Культурные предпочтения геркуланцев стали известны почти сразу же после того, как в 1709 г. город заново открыли, добравшись до дна колодезной шахты. Правда, вначале ясно было только то, что рабочие, копавшие колодец, наткнулись на какое-то великолепно украшенное общественное здание классической эпохи, – и только тридцать лет спустя выяснилось, что это Геркуланский театр. Изумлению не было конца. Полукруглое сооружение, не встроенное в склон холма, а расположенное особняком, вмещал около двух с половиной тысяч зрителей – вдвое меньше, чем вместительность большего из двух театров в Помпеях, но, учитывая, что все население города составляло лишь пять тысяч человек, этого было вполне достаточно. Обстановка и декорации отличались роскошью, просцениум был облицован желтым, темно-красным, пурпурным и черным мрамором, который привозили сюда из дальних концов империи. Многоярусные сиденья были разделены в соответствии с сословными рангами. Верх рядов украшали бронзовые изваяния императоров и городских властей. Вся постройка, вместе с элементами декора, осталась неповрежденной во время извержения. Пострадало лишь несколько статуй, которые сбросило с подпор, когда вулканический поток достиг верхнего края полукружья и хлынул вниз, на сиденья и сцену, пока не заполнил всю "чашу" театра целиком.

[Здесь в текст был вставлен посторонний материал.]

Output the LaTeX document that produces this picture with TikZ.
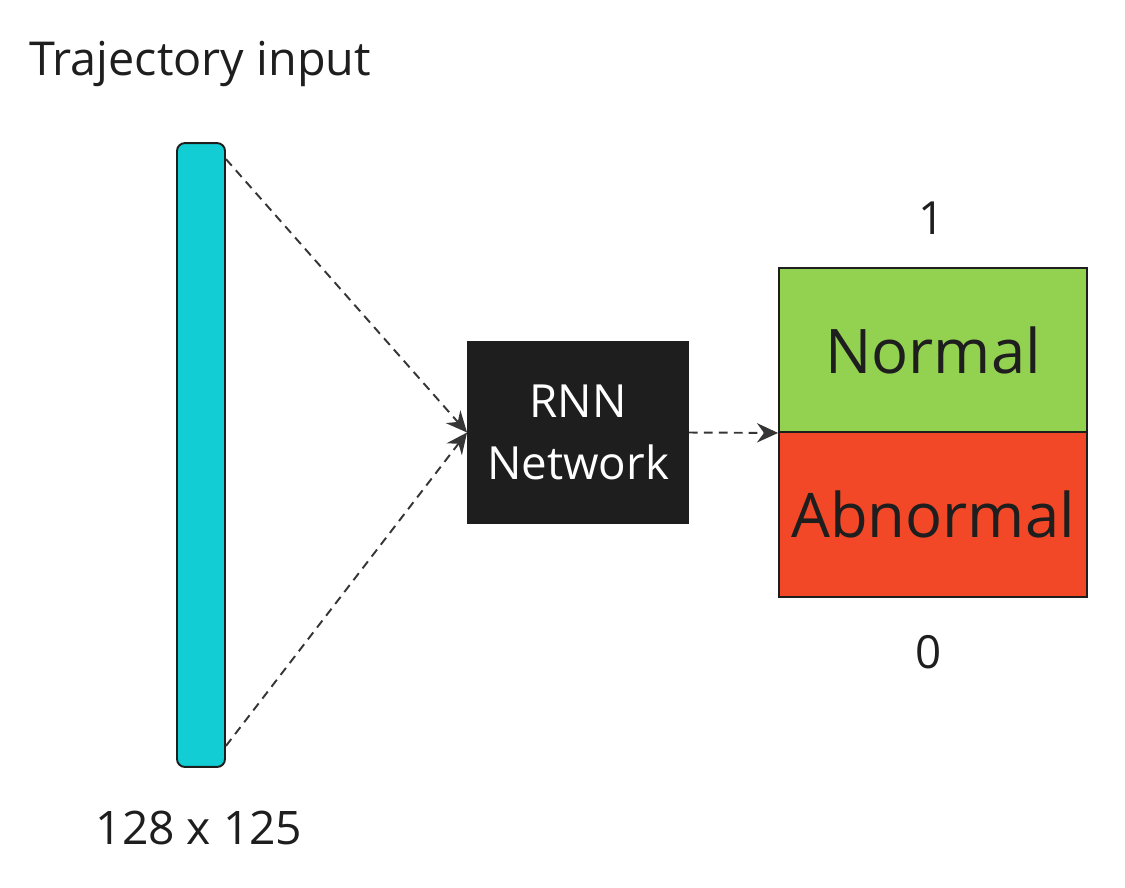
\documentclass[tikz,border=0pt]{standalone}
\usepackage{fontspec}
\setmainfont{Open Sans}
\usetikzlibrary{arrows.meta,calc}

\definecolor{barcyan}{HTML}{13CDD4}
\definecolor{okgreen}{HTML}{93D150}
\definecolor{badred}{HTML}{F24827}
\definecolor{inkdark}{HTML}{1E1E1E}

\begin{document}
\begin{tikzpicture}[x=0.02cm, y=-0.02cm,
    box/.style={draw=inkdark, line width=1.1pt, inner sep=0pt},
    flow/.style={-{Stealth[length=12pt,width=11pt,inset=4pt]}, dash pattern=on 5pt off 3.5pt, line width=1.1pt, draw=inkdark!90}]

    % 0. 画布大小
    \useasboundingbox (0,0) rectangle (1125,887);

    % 1. 输入向量
    \node[box, fill=barcyan, rounded corners=4.5pt, minimum width=0.96cm, minimum height=12.48cm] (bar) at (201,455) {};
    \node[anchor=west, font=\fontsize{26.6}{30}\selectfont, text=inkdark] (title) at (23,64) {Trajectory input};
    \node[font=\fontsize{26.3}{30}\selectfont, text=inkdark] (size) at (199,828) {128 x 125};

    % 2. RNN 网络
    \node[box, fill=inkdark, minimum width=4.4cm, minimum height=3.62cm, align=center,
          text=white, font=\fontsize{26}{35}\selectfont] (rnn) at (578,432.5) {RNN\\Network};

    % 3. 输出
    \node[box, fill=okgreen, minimum width=6.16cm, minimum height=3.28cm,
          font=\fontsize{35}{40}\selectfont, text=inkdark] (normal) at (933,350) {Normal};
    \node[box, fill=badred, minimum width=6.16cm, minimum height=3.3cm,
          font=\fontsize{35}{40}\selectfont, text=inkdark] (abnormal) at (933,514.5) {Abnormal};
    \node[font=\fontsize{26}{30}\selectfont, text=inkdark] (one) at (932,218) {1};
    \node[font=\fontsize{26}{30}\selectfont, text=inkdark] (zero) at (929,652) {0};

    % 4. 虚线箭头
    \coordinate (btop) at ($(bar.north east)+(0,17)$);
    \coordinate (bbot) at ($(bar.south east)+(0,-22)$);
    \draw[flow] (btop) -- (rnn.west);
    \draw[flow] (bbot) -- (rnn.west);
    \draw[flow] (rnn.east) -- (normal.south west);

\end{tikzpicture}
\end{document}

Однако встречу со своими "первооткрывателями" театру не суждено было пережить столь же удачно. Первый из них, австрийский князь д'Эльбеф, прихватил с собой все, что только можно было сдвинуть с места и вытащить из колодезной шахты. Кавалер Рокко де Алкубьерре, явившийся следом, оказался разбойником и того пуще. Взявшись руководить раскопками, он вел себя так, как если бы ему была поручена военная операция. Чтобы легче было выносить сокровища из театра, он велел расширить шахту. При этом он использовал труд заключенных. Надеясь найти предметы более ценные, Алкубьерре продвинул раскопки до населенных кварталов города, разрушая по пути жилые дома. Однажды он содрал бронзовые буквы с доски, к которой они крепились, и грудой свалил их в корзину, даже не удосужившись скопировать саму надпись. Понаблюдав за "работой" Алкубьерре, немецкий историк искусства Иоганн Винкельман гневно заявил, что этот инженер "смыслит в археологии не больше, чем свинья в апельсинах".
Но даже Винкельман (а его систематическое изучение различных предметов искусства значительно обогатит науку сведениями о Помпеях и Геркулануме) не подумал о том, как важно сохранить обычные дома, чтобы побольше узнать об их древних обитателях. Подобно многим своим современникам-ученым, он пребывал под чарами греческой скульптуры, а потому ошибочно полагал, что древний мир был сплошь населен расой физически совершенных, "богоподобных" людей. Увидев же статую Марка Калатория – знатного геркуланца, чье изваяние стояло в театре, – Винкельман ужаснулся. Эта фигура, этот суровый рот, это изборожденное морщинами лицо, эта бородавка под глазом, – неужели древние римляне могли выглядеть так?! И Винкельман предпочел обращать свое исследовательское внимание на более "идеальные" образцы среди тех, что вновь появлялись на свет.
Алкубьерре продолжал рыскать в поисках новой поживы, прокладывая свои разрушительные тоннели все дальше – медленно, чаще всего наобум. К 1739 г. он подкопался еще к двум общественным сооружениям – базилике и палестре. Позднее исследователи установили: ко времени извержения Везувия базилика простояла менее двадцати лет; значит, здание было выстроено заново после землетрясения 62 г., причинившего ущерб и Помпеям, и Геркулануму. Раскопкам Алкубьерре помешали протесты жителей Резины, боявшихся, что тоннели вызовут обвалы и разрушат их жилища. Но, прежде чем подземные проходы были снова засыпаны, двое французских путешественников все же успели исследовать здание. Согласно их донесениям, изнутри помещение представляло собой большой прямоугольный зал, центральная часть которого была обрамлена колоннами. Такую традиционную древнеримскую планировку повторяли и раннехристианские церкви, впоследствии получившие название базилик. Возле обеих коротких сторон прямоугольника имелись апсиды – полукруглые ниши, украшенные фресками. Одна из этих великолепнейших фресок изображала мифологическую сцену из жизни Геракла – легендарного основателя города. На другой запечатлена победа Тесея над Минотавром. Живопись была выполнена настолько искусно, что Алкубьерре, увидев ее впервые, воскликнул: "Да он превзошел самого Рафаэля!" Третья картина изображала кентавра Хирона с воспитанником – юным Ахиллом, которого – во избежание предсказанной гибели – обрядили в женское платье и спрятали на Скиросе, среди дочерей царя Ликомеда.